◆ **What you should do**
Only the lines from the one containing "Recreate this image" through the one containing "ax.spines['bottom'].set_linewidth(1.6)" belong in the answer; copy them exactly and leave out pictures.
Start Records for the exercise
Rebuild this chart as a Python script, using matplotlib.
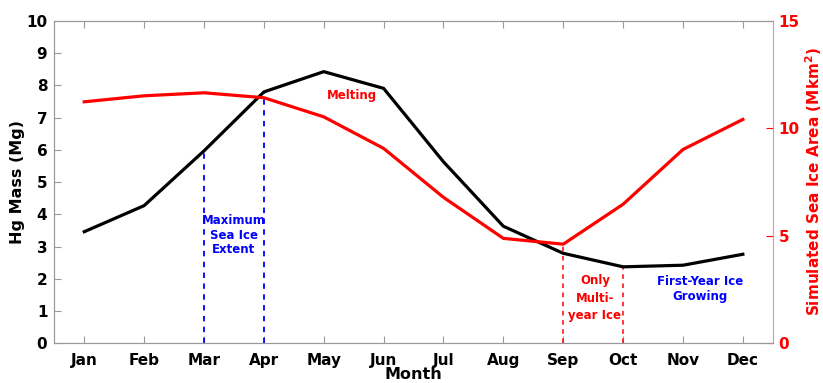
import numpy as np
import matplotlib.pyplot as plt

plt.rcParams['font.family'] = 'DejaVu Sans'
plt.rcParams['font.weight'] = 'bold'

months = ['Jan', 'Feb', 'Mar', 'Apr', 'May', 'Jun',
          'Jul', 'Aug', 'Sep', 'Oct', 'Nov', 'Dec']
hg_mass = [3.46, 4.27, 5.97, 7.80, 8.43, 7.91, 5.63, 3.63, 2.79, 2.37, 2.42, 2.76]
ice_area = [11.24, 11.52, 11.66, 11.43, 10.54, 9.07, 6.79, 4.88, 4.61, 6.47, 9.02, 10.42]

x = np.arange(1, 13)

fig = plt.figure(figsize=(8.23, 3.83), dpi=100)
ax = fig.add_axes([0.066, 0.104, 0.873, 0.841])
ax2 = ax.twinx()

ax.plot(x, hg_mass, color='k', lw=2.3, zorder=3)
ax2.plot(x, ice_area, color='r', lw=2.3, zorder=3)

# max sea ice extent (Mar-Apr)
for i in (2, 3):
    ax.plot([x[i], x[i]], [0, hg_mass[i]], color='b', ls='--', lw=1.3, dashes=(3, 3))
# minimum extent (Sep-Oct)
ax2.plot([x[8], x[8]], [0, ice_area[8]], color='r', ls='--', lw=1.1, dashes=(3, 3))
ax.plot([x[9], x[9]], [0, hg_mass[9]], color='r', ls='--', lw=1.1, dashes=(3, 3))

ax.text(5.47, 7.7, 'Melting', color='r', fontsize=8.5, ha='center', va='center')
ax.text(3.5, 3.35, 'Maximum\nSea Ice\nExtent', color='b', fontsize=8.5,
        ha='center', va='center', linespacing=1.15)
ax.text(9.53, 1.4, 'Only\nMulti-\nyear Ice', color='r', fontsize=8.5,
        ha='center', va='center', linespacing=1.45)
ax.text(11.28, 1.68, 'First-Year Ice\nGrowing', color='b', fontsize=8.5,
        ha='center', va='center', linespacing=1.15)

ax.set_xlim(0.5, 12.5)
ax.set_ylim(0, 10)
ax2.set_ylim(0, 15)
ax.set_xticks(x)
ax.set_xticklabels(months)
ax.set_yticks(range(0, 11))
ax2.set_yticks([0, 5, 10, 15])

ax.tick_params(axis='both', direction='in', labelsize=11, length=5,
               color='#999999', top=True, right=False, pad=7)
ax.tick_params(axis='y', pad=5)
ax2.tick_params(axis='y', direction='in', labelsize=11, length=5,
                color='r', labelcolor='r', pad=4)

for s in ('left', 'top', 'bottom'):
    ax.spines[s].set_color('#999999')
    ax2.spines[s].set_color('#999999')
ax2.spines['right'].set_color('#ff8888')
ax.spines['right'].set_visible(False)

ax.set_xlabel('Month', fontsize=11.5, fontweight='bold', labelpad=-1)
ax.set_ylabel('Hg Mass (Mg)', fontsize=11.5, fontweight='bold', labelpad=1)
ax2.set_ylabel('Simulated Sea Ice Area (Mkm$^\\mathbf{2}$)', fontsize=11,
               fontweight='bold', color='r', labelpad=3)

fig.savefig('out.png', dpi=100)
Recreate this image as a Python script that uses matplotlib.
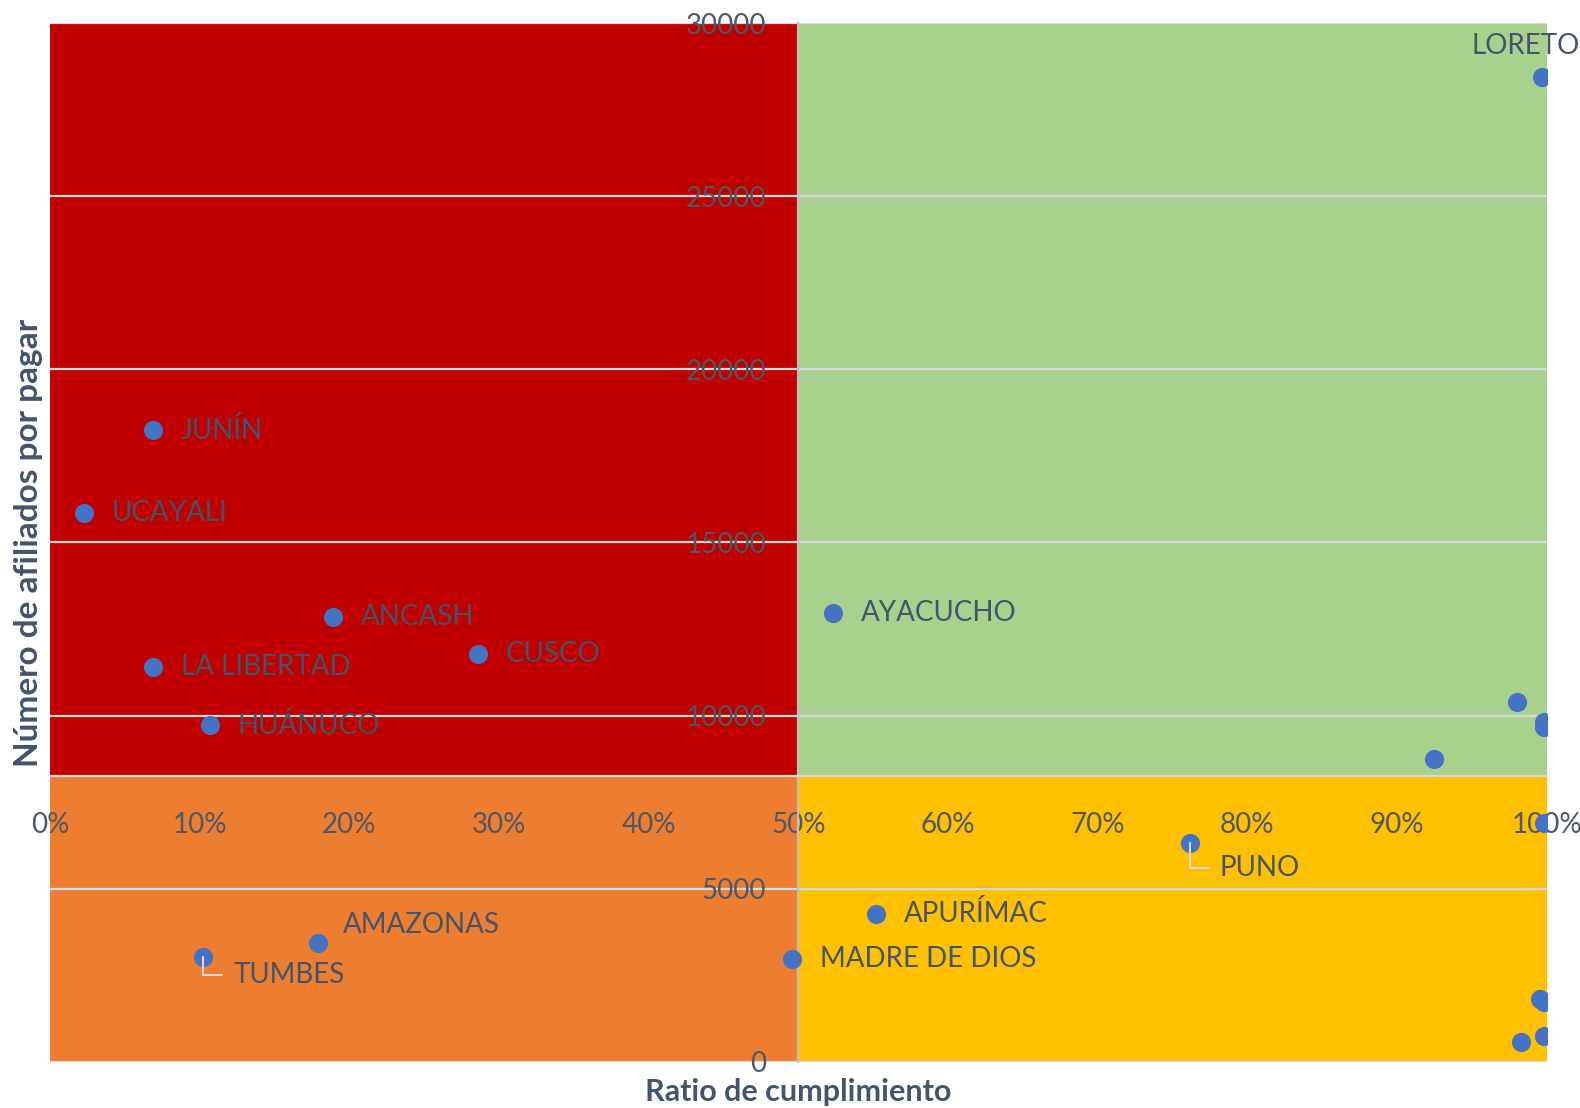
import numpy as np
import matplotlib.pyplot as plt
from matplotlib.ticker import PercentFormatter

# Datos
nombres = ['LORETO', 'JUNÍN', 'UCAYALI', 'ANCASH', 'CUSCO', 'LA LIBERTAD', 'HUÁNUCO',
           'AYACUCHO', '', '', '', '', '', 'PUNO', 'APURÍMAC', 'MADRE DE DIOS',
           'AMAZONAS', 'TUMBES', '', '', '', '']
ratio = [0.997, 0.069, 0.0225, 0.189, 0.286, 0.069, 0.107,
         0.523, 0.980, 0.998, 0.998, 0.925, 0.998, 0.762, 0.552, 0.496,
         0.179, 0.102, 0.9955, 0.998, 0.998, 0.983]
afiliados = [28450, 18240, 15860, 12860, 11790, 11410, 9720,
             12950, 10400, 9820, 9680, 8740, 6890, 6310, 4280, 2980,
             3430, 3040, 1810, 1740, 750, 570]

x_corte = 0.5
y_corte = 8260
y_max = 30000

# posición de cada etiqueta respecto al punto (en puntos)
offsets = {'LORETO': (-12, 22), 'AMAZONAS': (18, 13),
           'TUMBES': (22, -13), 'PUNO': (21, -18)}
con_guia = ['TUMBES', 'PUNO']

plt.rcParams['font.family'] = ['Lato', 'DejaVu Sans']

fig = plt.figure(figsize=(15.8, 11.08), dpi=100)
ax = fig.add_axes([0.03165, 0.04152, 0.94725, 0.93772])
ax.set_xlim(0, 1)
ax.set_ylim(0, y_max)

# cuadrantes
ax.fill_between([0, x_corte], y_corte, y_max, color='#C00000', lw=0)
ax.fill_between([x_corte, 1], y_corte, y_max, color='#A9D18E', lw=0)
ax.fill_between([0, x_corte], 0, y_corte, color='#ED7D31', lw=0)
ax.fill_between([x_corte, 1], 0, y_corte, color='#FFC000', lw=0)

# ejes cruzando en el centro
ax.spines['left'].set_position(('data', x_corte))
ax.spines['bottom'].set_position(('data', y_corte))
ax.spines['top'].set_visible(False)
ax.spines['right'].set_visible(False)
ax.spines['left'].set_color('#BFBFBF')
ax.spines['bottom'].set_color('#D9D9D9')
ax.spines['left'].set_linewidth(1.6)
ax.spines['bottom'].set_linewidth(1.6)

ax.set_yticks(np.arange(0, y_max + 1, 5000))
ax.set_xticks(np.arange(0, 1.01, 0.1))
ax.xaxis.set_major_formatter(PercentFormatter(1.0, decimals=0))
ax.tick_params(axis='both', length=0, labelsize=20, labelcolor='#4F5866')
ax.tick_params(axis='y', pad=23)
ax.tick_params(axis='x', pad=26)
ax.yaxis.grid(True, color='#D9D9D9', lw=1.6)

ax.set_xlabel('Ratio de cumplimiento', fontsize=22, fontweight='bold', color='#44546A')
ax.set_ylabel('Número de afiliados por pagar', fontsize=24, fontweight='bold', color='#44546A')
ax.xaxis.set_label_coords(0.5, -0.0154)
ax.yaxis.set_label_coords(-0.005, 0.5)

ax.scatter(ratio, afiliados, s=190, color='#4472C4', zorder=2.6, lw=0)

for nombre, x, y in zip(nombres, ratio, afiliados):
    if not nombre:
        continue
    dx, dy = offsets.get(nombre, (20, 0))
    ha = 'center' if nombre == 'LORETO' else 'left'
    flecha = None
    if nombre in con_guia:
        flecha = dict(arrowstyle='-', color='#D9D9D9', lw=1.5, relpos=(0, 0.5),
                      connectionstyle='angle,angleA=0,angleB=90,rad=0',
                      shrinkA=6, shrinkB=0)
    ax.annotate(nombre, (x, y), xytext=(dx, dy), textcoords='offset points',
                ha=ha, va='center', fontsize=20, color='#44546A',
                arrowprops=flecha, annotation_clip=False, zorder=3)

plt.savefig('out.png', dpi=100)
End Records for the exercise
◆ **Solution**
Recreate this image as a Python script that uses matplotlib.
import numpy as np
import matplotlib.pyplot as plt
from matplotlib.ticker import PercentFormatter

# Datos
nombres = ['LORETO', 'JUNÍN', 'UCAYALI', 'ANCASH', 'CUSCO', 'LA LIBERTAD', 'HUÁNUCO',
           'AYACUCHO', '', '', '', '', '', 'PUNO', 'APURÍMAC', 'MADRE DE DIOS',
           'AMAZONAS', 'TUMBES', '', '', '', '']
ratio = [0.997, 0.069, 0.0225, 0.189, 0.286, 0.069, 0.107,
         0.523, 0.980, 0.998, 0.998, 0.925, 0.998, 0.762, 0.552, 0.496,
         0.179, 0.102, 0.9955, 0.998, 0.998, 0.983]
afiliados = [28450, 18240, 15860, 12860, 11790, 11410, 9720,
             12950, 10400, 9820, 9680, 8740, 6890, 6310, 4280, 2980,
             3430, 3040, 1810, 1740, 750, 570]

x_corte = 0.5
y_corte = 8260
y_max = 30000

# posición de cada etiqueta respecto al punto (en puntos)
offsets = {'LORETO': (-12, 22), 'AMAZONAS': (18, 13),
           'TUMBES': (22, -13), 'PUNO': (21, -18)}
con_guia = ['TUMBES', 'PUNO']

plt.rcParams['font.family'] = ['Lato', 'DejaVu Sans']

fig = plt.figure(figsize=(15.8, 11.08), dpi=100)
ax = fig.add_axes([0.03165, 0.04152, 0.94725, 0.93772])
ax.set_xlim(0, 1)
ax.set_ylim(0, y_max)

# cuadrantes
ax.fill_between([0, x_corte], y_corte, y_max, color='#C00000', lw=0)
ax.fill_between([x_corte, 1], y_corte, y_max, color='#A9D18E', lw=0)
ax.fill_between([0, x_corte], 0, y_corte, color='#ED7D31', lw=0)
ax.fill_between([x_corte, 1], 0, y_corte, color='#FFC000', lw=0)

# ejes cruzando en el centro
ax.spines['left'].set_position(('data', x_corte))
ax.spines['bottom'].set_position(('data', y_corte))
ax.spines['top'].set_visible(False)
ax.spines['right'].set_visible(False)
ax.spines['left'].set_color('#BFBFBF')
ax.spines['bottom'].set_color('#D9D9D9')
ax.spines['left'].set_linewidth(1.6)
ax.spines['bottom'].set_linewidth(1.6)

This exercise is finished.